Bruno Piochatz konnte man sich nur in diesen Gebäuden vorstellen, sie und er waren eine Institution. Nicht zu vergessen der Lehrstuhl von Prof. Jessen, dessen Büroräume ständig vom Knarzen der alten Parkettböden erfüllt waren, vom ewigen Summer der Rechner und natürlich vom emsigen Arbeiten und Plaudern der Mitarbeiterinnen und Mitarbeiter.

Eigentlich sollten AV und AR erst im Jahre 2001 im Rahmen des allgemeinen Umzugs an der TU in Gebäude an der Gabelsbergerstraße umziehen. Der Eigentümer der Augustenstraße 46 greift dieser Entwicklung jedoch voraus, indem er den Abriß des Anwesens angekündigt hat. Meilenweit scheinen bisher die Gebäude in der Augustenstraße vom Südbau und der Cafeteria entfernt, in Zukunft rücken sie noch weiter in die Ferne.

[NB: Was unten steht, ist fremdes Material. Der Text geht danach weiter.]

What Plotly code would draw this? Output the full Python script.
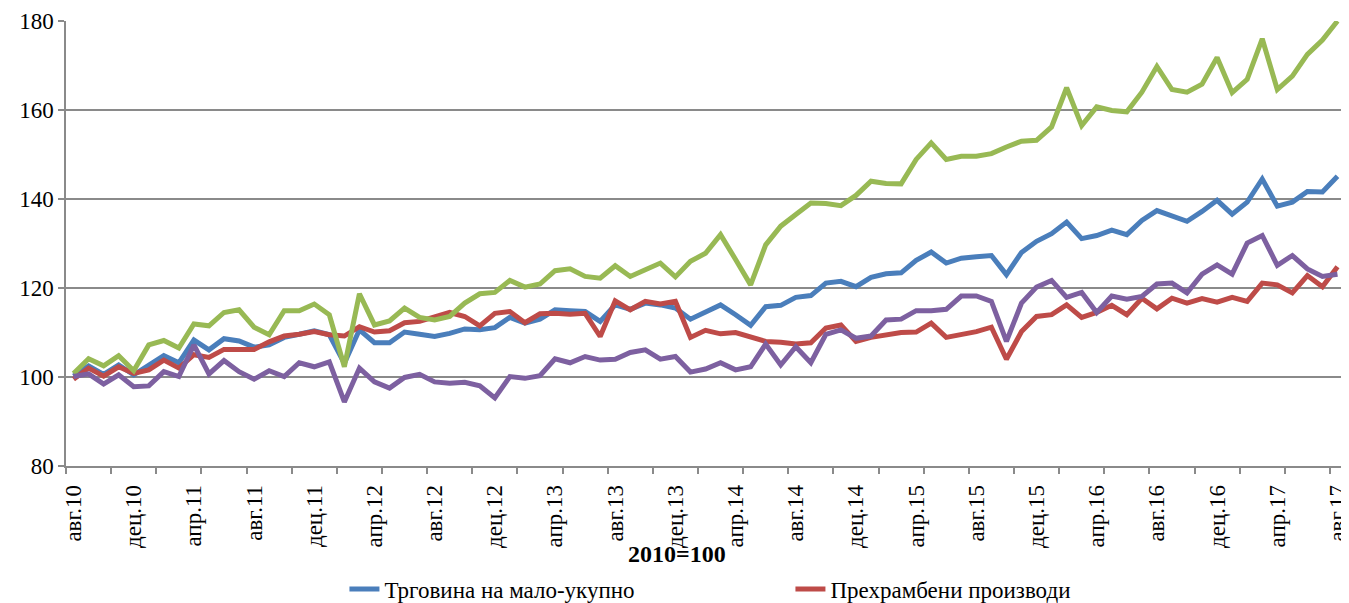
import plotly.graph_objects as go

months = ["јан", "феб", "мар", "апр", "мај", "јун", "јул", "авг", "сеп", "окт", "ное", "дец"]
categories = []
for k in range(85):
    m = (7 + k) % 12
    y = 10 + (7 + k) // 12
    categories.append(f"{months[m]}.{y}")

retail_total = [100.2, 102.5, 100.6, 102.7, 100.5, 102.5, 104.8, 103.2, 108.3, 106.1,
                108.6, 108.1, 106.7, 107.2, 108.9, 109.6, 110.4, 109.5, 103.1, 110.6,
                107.7, 107.7, 110.1, 109.6, 109.1, 109.8, 110.8, 110.6, 111.1, 113.4,
                112.1, 113.0, 115.1, 114.9, 114.7, 112.5, 116.2, 115.2, 116.6, 116.2,
                115.5, 113.0, 114.5, 116.2, 114.0, 111.6, 115.8, 116.1, 117.9, 118.3,
                121.1, 121.5, 120.3, 122.4, 123.2, 123.4, 126.2, 128.1, 125.6, 126.7,
                127.0, 127.3, 123.0, 128.0, 130.5, 132.2, 134.8, 131.1, 131.8, 133.0,
                132.0, 135.2, 137.4, 136.3, 135.0, 137.2, 139.7, 136.6, 139.3, 144.5,
                138.4, 139.3, 141.7, 141.6, 145.1]

food = [99.5, 102.0, 100.2, 102.3, 100.8, 101.6, 103.8, 102.0, 105.0, 104.4,
        106.2, 106.2, 106.2, 107.9, 109.2, 109.6, 110.2, 109.5, 109.2, 111.3,
        110.1, 110.4, 112.2, 112.5, 113.4, 114.5, 113.6, 111.5, 114.3, 114.7,
        112.2, 114.2, 114.3, 114.1, 114.3, 109.1, 117.1, 115.1, 117.0, 116.4,
        117.0, 108.9, 110.5, 109.7, 110.0, 108.9, 108.0, 107.8, 107.4, 107.7,
        111.0, 111.7, 108.0, 108.9, 109.5, 110.0, 110.1, 112.1, 108.9, 109.5,
        110.2, 111.2, 104.0, 110.2, 113.6, 114.0, 116.2, 113.4, 114.5, 116.1,
        114.0, 117.7, 115.3, 117.7, 116.6, 117.6, 116.8, 117.9, 117.0, 121.1,
        120.7, 118.9, 122.8, 120.3, 124.8]

non_food = [100.8, 104.1, 102.5, 104.8, 101.4, 107.2, 108.2, 106.5, 111.9, 111.5,
            114.5, 115.1, 111.2, 109.5, 114.9, 114.9, 116.4, 114.0, 102.3, 118.7,
            111.7, 112.6, 115.5, 113.4, 112.8, 113.6, 116.6, 118.7, 119.0, 121.7,
            120.2, 120.9, 123.9, 124.3, 122.6, 122.2, 125.0, 122.6, 124.1, 125.6,
            122.5, 126.0, 127.8, 132.0, 126.4, 120.7, 129.7, 133.9, 136.5, 139.1,
            139.0, 138.5, 140.8, 144.0, 143.5, 143.4, 148.9, 152.6, 148.9, 149.6,
            149.6, 150.2, 151.7, 153.0, 153.2, 156.2, 165.0, 156.5, 160.7, 159.9,
            159.6, 164.0, 169.8, 164.6, 164.0, 165.8, 171.8, 163.9, 166.9, 176.0,
            164.6, 167.6, 172.5, 175.7, 180.0]

fourth = [100.1, 100.7, 98.4, 100.5, 97.8, 98.0, 101.2, 100.1, 107.2, 100.7,
          103.7, 101.2, 99.5, 101.4, 100.1, 103.2, 102.3, 103.4, 94.4, 102.0,
          98.9, 97.5, 99.9, 100.6, 98.9, 98.6, 98.8, 98.0, 95.3, 100.1,
          99.7, 100.3, 104.1, 103.2, 104.6, 103.8, 104.0, 105.5, 106.1, 104.0,
          104.6, 101.1, 101.8, 103.2, 101.6, 102.3, 107.4, 102.7, 106.8, 103.2,
          109.6, 110.6, 108.7, 109.2, 112.8, 113.0, 114.9, 114.9, 115.2, 118.2,
          118.2, 117.0, 108.0, 116.6, 120.2, 121.7, 117.9, 119.0, 114.5, 118.2,
          117.5, 118.1, 120.9, 121.1, 118.9, 123.1, 125.2, 123.1, 130.1, 131.8,
          125.1, 127.3, 124.3, 122.6, 123.1]

series_names = ["Трговина на мало-укупно", "Прехрамбени производи",
                "Непрехрамбени производи", "Останато"]
series_colors = ["#4A7EBB", "#BE4B48", "#98B954", "#7D60A0"]
series_values = [retail_total, food, non_food, fourth]
series_legend = [True, True, False, False]

x_idx = list(range(len(categories)))
label_idx = x_idx[::4]
label_text = [categories[i] for i in label_idx]

FONT = "Liberation Serif"
GRID = "#8a8a8a"

fig = go.Figure()
for name, col, vals, leg in zip(series_names, series_colors, series_values, series_legend):
    fig.add_trace(go.Scatter(
        x=x_idx, y=vals, mode="lines", name=name,
        line=dict(color=col, width=5),
        showlegend=leg,
        customdata=categories,
        hovertemplate="%{customdata}: %{y}<extra>" + name + "</extra>",
    ))

fig.update_layout(
    width=1349, height=595,
    margin=dict(l=58, r=12, t=13, b=137, autoexpand=False),
    paper_bgcolor="white", plot_bgcolor="white",
    font=dict(family=FONT, color="black", size=22),
    xaxis=dict(
        range=[-0.5, 84.5], automargin=False,
        tickmode="array", tickvals=label_idx, ticktext=label_text,
        tickangle=-90, ticklabeloverflow="allow",
        ticks="outside", ticklen=8, tickcolor="rgba(0,0,0,0)",
        showgrid=False, zeroline=False,
        showline=True, linecolor=GRID, linewidth=1.5,
        tickfont=dict(family=FONT, size=23, color="black"),
        minor=dict(tickmode="linear", tick0=-0.5, dtick=3, ticks="outside",
                   ticklen=6, tickcolor=GRID, tickwidth=1.5, showgrid=False),
    ),
    yaxis=dict(
        range=[80, 180], dtick=20, tick0=80, automargin=False,
        showgrid=True, gridcolor=GRID, gridwidth=1.5,
        zeroline=False,
        showline=True, linecolor=GRID, linewidth=1.5,
        ticks="outside", ticklen=6, tickcolor=GRID, tickwidth=1.5,
        tickfont=dict(family=FONT, size=23, color="black"),
    ),
    legend=dict(
        orientation="h", x=0.2177, xanchor="left", y=-0.228, yanchor="top",
        entrywidth=401, entrywidthmode="pixels",
        font=dict(family=FONT, size=23, color="black"),
        bgcolor="rgba(0,0,0,0)",
    ),
    annotations=[dict(
        text="<b>2010=100</b>", x=0.4777, xref="paper", y=-0.198, yref="paper",
        xanchor="center", yanchor="middle", showarrow=False,
        font=dict(family=FONT, size=24, color="black"),
    )],
    showlegend=True,
)

fig.write_html("out.html")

Die Straße bleibt die selbe, nur die Hausnummer ändert sich: 77, also auf der anderen Seite der Theresienstraße (aber dafür näher bei der Eisdiele.) Und ab März 97 wird jeder fallende Ziegelstein und jede berstende Holzbodenplanke ein pixelgroßes Loch in die Geschichte der Informatik an der TU schlagen.

Karin Hinkel

Nachtrag: Wohin ,,extralarge`` mit der molligen Mode hinverschwindet? Keine Ahnung, wen kümmert's.